STATED EXERCISE:
Keep only those lines of the records that include the string "with".

MATERIAL TO PROCESS:
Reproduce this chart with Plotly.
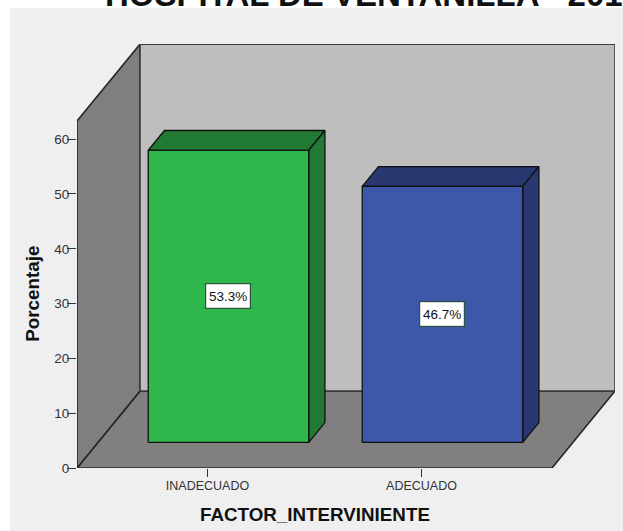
--
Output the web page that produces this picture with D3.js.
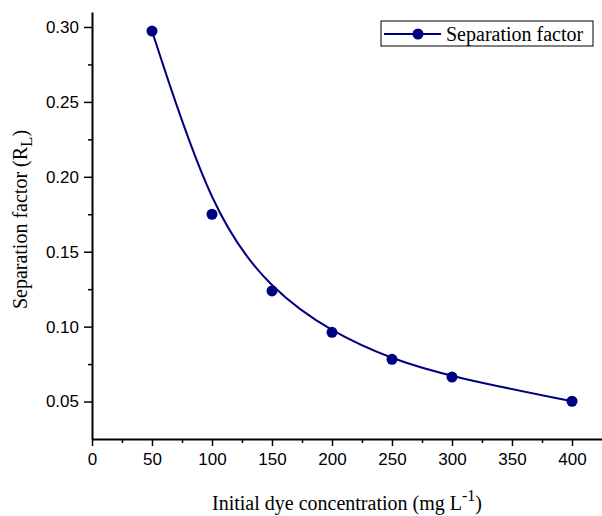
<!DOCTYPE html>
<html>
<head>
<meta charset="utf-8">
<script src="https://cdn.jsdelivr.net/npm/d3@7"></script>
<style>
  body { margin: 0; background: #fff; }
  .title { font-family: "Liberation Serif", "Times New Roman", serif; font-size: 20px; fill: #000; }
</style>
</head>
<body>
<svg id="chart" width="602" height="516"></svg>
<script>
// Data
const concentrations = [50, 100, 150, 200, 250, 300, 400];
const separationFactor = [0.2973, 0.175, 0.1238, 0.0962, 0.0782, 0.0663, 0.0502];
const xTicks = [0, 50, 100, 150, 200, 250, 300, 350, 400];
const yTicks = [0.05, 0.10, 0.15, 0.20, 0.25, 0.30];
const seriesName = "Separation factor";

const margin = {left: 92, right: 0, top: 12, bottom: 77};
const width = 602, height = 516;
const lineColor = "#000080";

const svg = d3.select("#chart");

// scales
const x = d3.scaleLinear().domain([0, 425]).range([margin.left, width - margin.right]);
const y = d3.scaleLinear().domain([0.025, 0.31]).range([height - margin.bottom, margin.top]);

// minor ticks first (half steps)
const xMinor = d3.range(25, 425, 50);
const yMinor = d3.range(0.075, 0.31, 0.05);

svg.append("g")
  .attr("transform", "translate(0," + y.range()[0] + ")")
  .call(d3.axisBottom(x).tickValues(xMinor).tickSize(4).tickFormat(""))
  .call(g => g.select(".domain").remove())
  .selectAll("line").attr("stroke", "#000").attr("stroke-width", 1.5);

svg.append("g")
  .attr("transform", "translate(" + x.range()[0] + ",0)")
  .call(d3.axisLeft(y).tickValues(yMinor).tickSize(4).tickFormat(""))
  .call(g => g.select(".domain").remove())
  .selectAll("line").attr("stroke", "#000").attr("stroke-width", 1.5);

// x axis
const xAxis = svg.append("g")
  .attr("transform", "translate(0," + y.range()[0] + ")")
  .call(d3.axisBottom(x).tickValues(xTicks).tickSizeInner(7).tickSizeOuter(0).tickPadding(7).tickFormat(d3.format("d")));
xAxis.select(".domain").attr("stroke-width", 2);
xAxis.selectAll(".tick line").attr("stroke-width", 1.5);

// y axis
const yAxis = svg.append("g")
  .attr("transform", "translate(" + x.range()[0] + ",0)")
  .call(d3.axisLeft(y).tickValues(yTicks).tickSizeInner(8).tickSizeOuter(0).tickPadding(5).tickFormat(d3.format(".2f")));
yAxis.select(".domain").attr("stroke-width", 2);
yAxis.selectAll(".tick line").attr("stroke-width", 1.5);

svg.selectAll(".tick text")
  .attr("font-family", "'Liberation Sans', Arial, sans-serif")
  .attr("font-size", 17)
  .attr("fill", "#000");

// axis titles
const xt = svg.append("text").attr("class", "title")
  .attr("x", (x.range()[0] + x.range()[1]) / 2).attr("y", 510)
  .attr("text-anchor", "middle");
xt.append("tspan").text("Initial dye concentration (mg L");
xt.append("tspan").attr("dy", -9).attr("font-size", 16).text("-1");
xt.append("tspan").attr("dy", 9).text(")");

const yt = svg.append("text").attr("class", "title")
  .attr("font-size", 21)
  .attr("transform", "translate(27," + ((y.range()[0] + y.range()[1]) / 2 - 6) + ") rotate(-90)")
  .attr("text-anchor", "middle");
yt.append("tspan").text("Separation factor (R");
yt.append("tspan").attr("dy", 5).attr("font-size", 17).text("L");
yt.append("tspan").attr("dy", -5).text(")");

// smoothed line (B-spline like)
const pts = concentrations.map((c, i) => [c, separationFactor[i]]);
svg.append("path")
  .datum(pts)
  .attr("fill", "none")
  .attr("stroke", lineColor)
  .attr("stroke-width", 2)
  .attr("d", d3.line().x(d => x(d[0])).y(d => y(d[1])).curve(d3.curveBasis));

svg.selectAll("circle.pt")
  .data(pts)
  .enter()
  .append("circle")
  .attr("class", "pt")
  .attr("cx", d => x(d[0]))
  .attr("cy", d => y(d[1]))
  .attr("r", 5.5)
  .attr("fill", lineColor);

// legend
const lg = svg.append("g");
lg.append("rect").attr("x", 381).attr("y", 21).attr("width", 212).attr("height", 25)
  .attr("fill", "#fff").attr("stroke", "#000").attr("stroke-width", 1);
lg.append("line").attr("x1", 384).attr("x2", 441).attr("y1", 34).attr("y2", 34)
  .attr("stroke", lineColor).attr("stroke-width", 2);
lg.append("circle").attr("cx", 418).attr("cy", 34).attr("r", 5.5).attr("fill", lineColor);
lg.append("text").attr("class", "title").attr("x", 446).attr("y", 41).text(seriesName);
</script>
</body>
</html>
--
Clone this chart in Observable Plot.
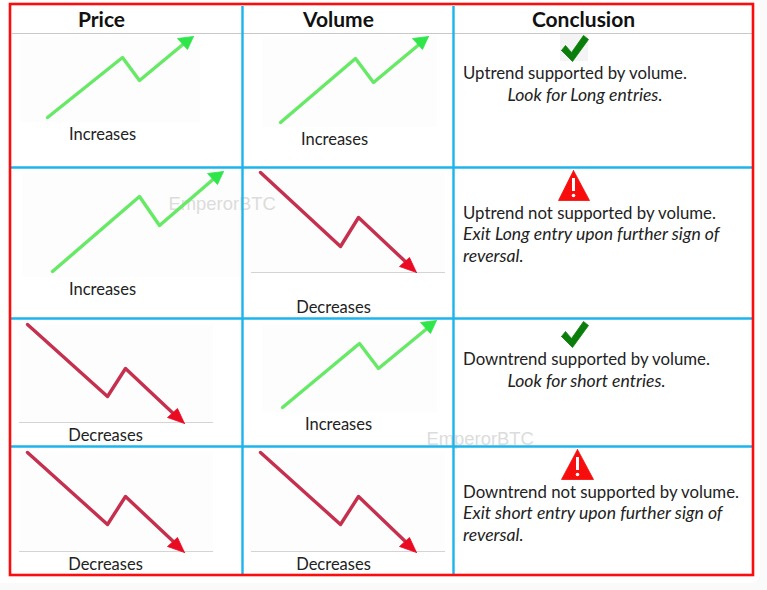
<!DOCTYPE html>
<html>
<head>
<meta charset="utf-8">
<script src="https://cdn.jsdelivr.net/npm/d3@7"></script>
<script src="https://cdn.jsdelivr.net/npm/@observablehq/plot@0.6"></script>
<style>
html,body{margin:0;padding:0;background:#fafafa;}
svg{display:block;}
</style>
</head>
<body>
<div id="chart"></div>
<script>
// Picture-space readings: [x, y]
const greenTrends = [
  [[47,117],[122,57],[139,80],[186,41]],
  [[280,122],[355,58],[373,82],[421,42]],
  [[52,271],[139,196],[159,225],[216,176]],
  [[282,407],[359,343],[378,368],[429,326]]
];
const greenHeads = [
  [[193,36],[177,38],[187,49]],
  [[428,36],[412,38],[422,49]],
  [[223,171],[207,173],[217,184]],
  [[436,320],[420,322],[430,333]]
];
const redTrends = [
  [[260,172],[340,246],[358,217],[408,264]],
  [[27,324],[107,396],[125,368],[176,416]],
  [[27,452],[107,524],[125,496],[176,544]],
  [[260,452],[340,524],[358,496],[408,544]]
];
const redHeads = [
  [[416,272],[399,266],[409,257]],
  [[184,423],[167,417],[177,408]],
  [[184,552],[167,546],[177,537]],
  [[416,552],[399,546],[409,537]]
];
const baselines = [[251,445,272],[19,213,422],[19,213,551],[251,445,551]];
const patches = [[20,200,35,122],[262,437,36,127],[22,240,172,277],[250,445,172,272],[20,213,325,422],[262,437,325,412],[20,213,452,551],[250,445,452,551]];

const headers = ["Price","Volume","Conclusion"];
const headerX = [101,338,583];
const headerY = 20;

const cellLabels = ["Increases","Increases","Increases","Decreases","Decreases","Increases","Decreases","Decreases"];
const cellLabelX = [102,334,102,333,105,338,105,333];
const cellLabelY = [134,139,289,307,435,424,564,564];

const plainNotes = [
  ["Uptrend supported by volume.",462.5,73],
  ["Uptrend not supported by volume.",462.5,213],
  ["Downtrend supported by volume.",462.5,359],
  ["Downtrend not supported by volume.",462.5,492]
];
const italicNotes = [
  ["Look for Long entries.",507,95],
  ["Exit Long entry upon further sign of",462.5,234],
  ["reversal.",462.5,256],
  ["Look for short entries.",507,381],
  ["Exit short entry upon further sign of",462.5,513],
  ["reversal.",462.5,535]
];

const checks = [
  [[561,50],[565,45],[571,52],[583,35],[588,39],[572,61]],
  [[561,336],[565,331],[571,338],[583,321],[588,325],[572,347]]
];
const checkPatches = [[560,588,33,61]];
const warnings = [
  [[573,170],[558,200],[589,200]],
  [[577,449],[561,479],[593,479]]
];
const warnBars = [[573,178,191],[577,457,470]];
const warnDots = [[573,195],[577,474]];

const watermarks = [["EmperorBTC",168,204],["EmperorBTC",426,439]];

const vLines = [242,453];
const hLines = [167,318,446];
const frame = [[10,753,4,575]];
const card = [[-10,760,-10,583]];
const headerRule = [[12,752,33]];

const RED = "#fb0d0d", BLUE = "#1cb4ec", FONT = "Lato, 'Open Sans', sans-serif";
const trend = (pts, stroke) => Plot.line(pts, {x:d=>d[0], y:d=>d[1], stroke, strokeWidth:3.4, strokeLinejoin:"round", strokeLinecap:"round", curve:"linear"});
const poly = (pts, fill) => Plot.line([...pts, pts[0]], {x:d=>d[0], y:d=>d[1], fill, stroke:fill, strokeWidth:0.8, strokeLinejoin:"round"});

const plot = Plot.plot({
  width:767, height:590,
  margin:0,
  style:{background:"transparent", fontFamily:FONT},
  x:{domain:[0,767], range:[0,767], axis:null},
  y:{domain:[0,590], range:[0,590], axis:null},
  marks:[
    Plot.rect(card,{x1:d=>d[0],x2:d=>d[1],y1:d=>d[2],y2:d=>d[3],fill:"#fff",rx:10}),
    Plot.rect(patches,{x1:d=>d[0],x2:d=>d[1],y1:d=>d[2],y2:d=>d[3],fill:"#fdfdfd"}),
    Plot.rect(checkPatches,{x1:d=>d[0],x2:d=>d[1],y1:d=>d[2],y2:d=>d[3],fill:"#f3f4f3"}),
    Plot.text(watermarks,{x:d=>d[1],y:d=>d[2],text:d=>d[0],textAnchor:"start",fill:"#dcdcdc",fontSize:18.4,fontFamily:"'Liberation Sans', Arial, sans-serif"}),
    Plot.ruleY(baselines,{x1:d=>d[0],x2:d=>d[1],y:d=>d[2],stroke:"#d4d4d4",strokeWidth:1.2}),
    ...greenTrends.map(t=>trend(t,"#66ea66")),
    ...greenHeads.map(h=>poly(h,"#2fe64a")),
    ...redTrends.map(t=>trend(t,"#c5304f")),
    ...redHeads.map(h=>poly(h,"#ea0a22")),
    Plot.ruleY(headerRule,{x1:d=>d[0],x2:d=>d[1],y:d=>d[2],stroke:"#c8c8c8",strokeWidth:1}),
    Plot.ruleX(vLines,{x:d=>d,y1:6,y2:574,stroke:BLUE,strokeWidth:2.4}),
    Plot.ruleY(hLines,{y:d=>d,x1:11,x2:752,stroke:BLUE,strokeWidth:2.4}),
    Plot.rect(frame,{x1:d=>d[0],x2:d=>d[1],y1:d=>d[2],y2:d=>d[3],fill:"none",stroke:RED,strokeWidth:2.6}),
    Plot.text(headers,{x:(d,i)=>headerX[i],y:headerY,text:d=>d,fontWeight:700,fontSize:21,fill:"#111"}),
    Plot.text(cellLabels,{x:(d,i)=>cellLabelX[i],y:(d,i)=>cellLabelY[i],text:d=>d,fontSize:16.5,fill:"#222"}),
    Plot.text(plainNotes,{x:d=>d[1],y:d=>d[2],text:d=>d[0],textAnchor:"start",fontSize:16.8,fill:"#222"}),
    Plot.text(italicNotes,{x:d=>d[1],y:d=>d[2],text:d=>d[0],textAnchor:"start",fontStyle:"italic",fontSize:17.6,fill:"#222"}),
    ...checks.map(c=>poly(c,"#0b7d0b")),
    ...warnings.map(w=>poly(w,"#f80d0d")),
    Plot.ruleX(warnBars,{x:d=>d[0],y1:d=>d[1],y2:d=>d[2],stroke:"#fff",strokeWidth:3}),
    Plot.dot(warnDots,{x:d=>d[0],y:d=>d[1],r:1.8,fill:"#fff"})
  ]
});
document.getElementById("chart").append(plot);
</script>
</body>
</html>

ANSWER TO THIS PROBLEM:
Reproduce this chart with Plotly.
Output the web page that produces this picture with D3.js.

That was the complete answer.